The state has made changes to its "Hard 50" law since a U.S. Supreme Court ruling last June in which it said that juries, not judges, must determine whether to impose mandatory minimum sentences. Defendants who receive the "Hard 50" are sentenced to life in prison and aren't eligible for parole for at least 50 years. Previously, Kansas had judges hand down such sentences.

The Kansas Supreme Court is looking at four cases decided after lawmakers amended the state law. Each case involves a defendant convicted of premeditated first-degree murder.

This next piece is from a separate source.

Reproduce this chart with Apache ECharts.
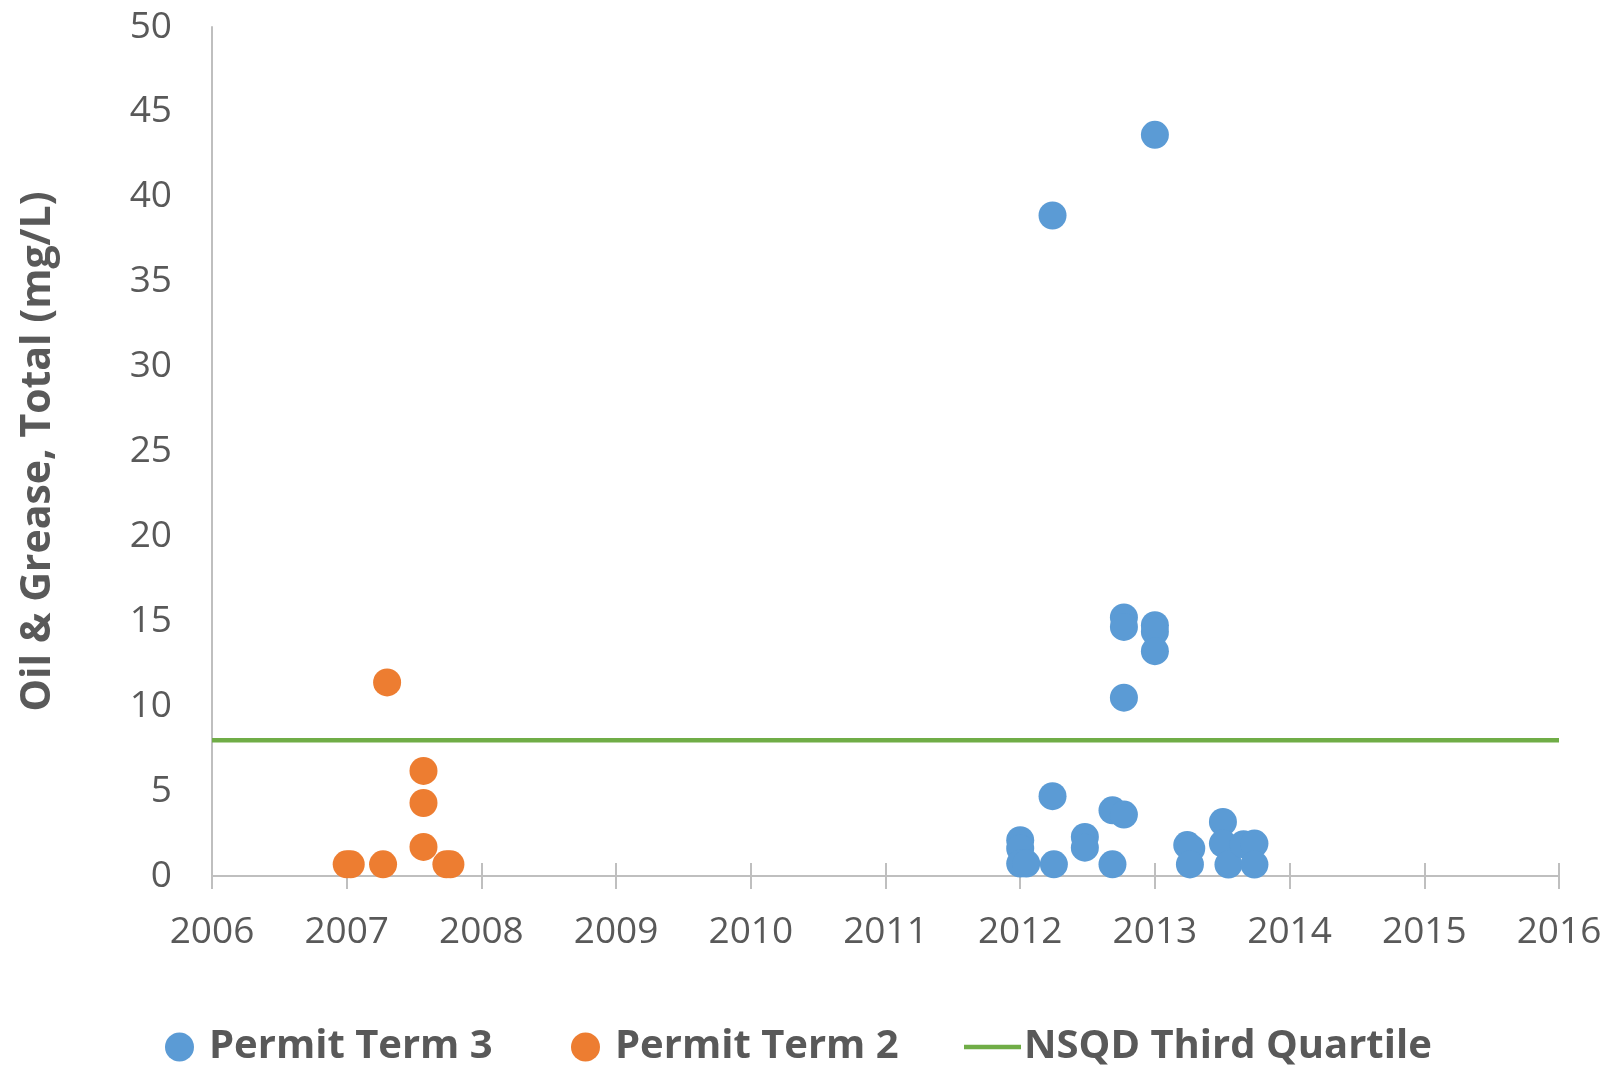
<!DOCTYPE html>
<html>
<head>
<meta charset="utf-8">
<script src="https://cdn.jsdelivr.net/npm/echarts@6/dist/echarts.min.js"></script>
<style>
  html, body { margin: 0; padding: 0; background: #fff; }
  #chart { width: 1608px; height: 1069px; }
</style>
</head>
<body>
<div id="chart"></div>
<script>
// sample dates as decimal years, values in mg/L
var term3Dates = [2012.00, 2012.00, 2012.00, 2012.045, 2012.24, 2012.24, 2012.25, 2012.48, 2012.48,
                  2012.685, 2012.77, 2012.685, 2012.77, 2012.77, 2012.77, 2013.00, 2013.00, 2013.00,
                  2013.00, 2013.24, 2013.27, 2013.26, 2013.505, 2013.505, 2013.546, 2013.658,
                  2013.739, 2013.739];
var term3Values = [2.11, 1.62, 0.73, 0.73, 38.9, 4.70, 0.69, 2.30, 1.67,
                   3.87, 3.62, 0.69, 15.23, 14.67, 10.5, 43.65, 14.77, 14.38,
                   13.24, 1.82, 1.62, 0.68, 3.18, 1.91, 0.67, 1.87,
                   1.91, 0.67];

var term2Dates = [2007.30, 2007.57, 2007.57, 2007.57, 2007.00, 2007.03, 2007.27, 2007.74, 2007.77];
var term2Values = [11.4, 6.19, 4.30, 1.71, 0.69, 0.69, 0.69, 0.69, 0.69];

var nsqdDates = [2006, 2016];
var nsqdValues = [8, 8];

var seriesNames = ['Permit Term 3', 'Permit Term 2', 'NSQD Third Quartile'];

function pairs(xs, ys) {
    var out = [];
    for (var i = 0; i < xs.length; i++) out.push([xs[i], ys[i]]);
    return out;
}

var chart = echarts.init(document.getElementById('chart'));
var grey = '#595959';
var axisGrey = '#BFBFBF';
var font = '"Open Sans", sans-serif';

var legendText = { color: grey, fontSize: 40, fontWeight: 'bold', fontFamily: font };

var option = {
    backgroundColor: '#ffffff',
    animation: false,
    grid: { left: 212, right: 49, top: 27, bottom: 193 },
    legend: [
        { data: [seriesNames[0]], left: 160, top: 1022, icon: 'circle', itemWidth: 29, itemHeight: 29,
          textStyle: Object.assign({ padding: [0, 0, 0, 10] }, legendText) },
        { data: [seriesNames[1]], left: 566, top: 1022, icon: 'circle', itemWidth: 29, itemHeight: 29,
          textStyle: Object.assign({ padding: [0, 0, 0, 10] }, legendText) },
        { data: [{ name: seriesNames[2], icon: 'rect' }], left: 959, top: 1022, itemWidth: 57, itemHeight: 4.5,
          textStyle: Object.assign({ padding: [0, 0, 0, -2] }, legendText) }
    ],
    xAxis: [{
        type: 'value',
        min: 2006, max: 2016, interval: 1,
        position: 'bottom',
        splitLine: { show: false },
        axisLine: { onZero: false, lineStyle: { color: axisGrey, width: 2 } },
        axisTick: { show: true, length: 13, lineStyle: { color: axisGrey, width: 2 } },
        axisLabel: { color: grey, fontSize: 37, fontFamily: font, margin: 38,
                     formatter: function (v) { return String(v); } }
    }, {
        // second copy gives the ticks that stick up above the axis line
        type: 'value',
        min: 2006, max: 2016, interval: 1,
        position: 'bottom',
        splitLine: { show: false },
        axisLine: { show: false },
        axisTick: { show: true, inside: true, length: 13, lineStyle: { color: axisGrey, width: 2 } },
        axisLabel: { show: false }
    }],
    yAxis: {
        type: 'value',
        min: 0, max: 50, interval: 5,
        name: 'Oil & Grease, Total (mg/L)',
        nameLocation: 'middle',
        nameRotate: 90,
        nameGap: 153,
        nameTextStyle: { color: grey, fontSize: 41, fontWeight: 'bold', fontFamily: font },
        splitLine: { show: false },
        axisTick: { show: false },
        axisLine: { show: true, lineStyle: { color: axisGrey, width: 2 } },
        axisLabel: { color: grey, fontSize: 37, fontFamily: font, margin: 40 }
    },
    series: [{
        name: seriesNames[0],
        type: 'scatter',
        symbolSize: 28,
        itemStyle: { color: '#5B9BD5', opacity: 1 },
        data: pairs(term3Dates, term3Values)
    }, {
        name: seriesNames[1],
        type: 'scatter',
        symbolSize: 28,
        itemStyle: { color: '#ED7D31', opacity: 1 },
        data: pairs(term2Dates, term2Values)
    }, {
        name: seriesNames[2],
        type: 'line',
        symbol: 'none',
        lineStyle: { color: '#70AD47', width: 4.5 },
        itemStyle: { color: '#70AD47' },
        data: pairs(nsqdDates, nsqdValues)
    }]
};

chart.setOption(option);
</script>
</body>
</html>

Legislators met in September in special session to make it so that juries, instead of judges, determine "Hard 50" sentences. The new law specifically says it would apply to cases still at trial or on appeal.

Tuesday's two-page order from the Kansas Supreme Court, signed by Chief Justice Lawton Nuss, asks attorneys to address whether failure to have a jury decide the sentence amounted to a harmless error at trial. Among the nuances to consider is whether the evidence would have been sufficient to support the harsher sentence beyond a reasonable doubt.

If the errors aren't harmless, the justices are asking whether the appropriate recourse is the send the cases back to district court for resentencing.

The order applies to the appeals of defendants Matthew Astorga, Dustin Hilt, Jonell Lloyd and Eldier Molina. Astorga's case was one that was sent back to Kansas by the U.S. Supreme Court following its June ruling.

Attorneys for the state have argued that the changes made by legislators in September were procedural in nature and that the sentences should stand, or at the least, be sent back for a jury to consider, with the "Hard 50" still an option.

Defense attorneys argue that changes made to the law amount to a new crime and punishment that didn't exist until September and thus couldn't be applied to cases that were decided as much as a decade ago. If the justices agree with defense attorneys that the changes violate the U.S. Constitution, the sentences would be set aside and the penalty would revert to a mandatory 25-year sentence before parole consideration.

In Kansas, the only penalties tougher than the "Hard 50" are capital punishment and life without parole, the alternative to death in a capital case and a sentence also possible for some habitual sex offenders.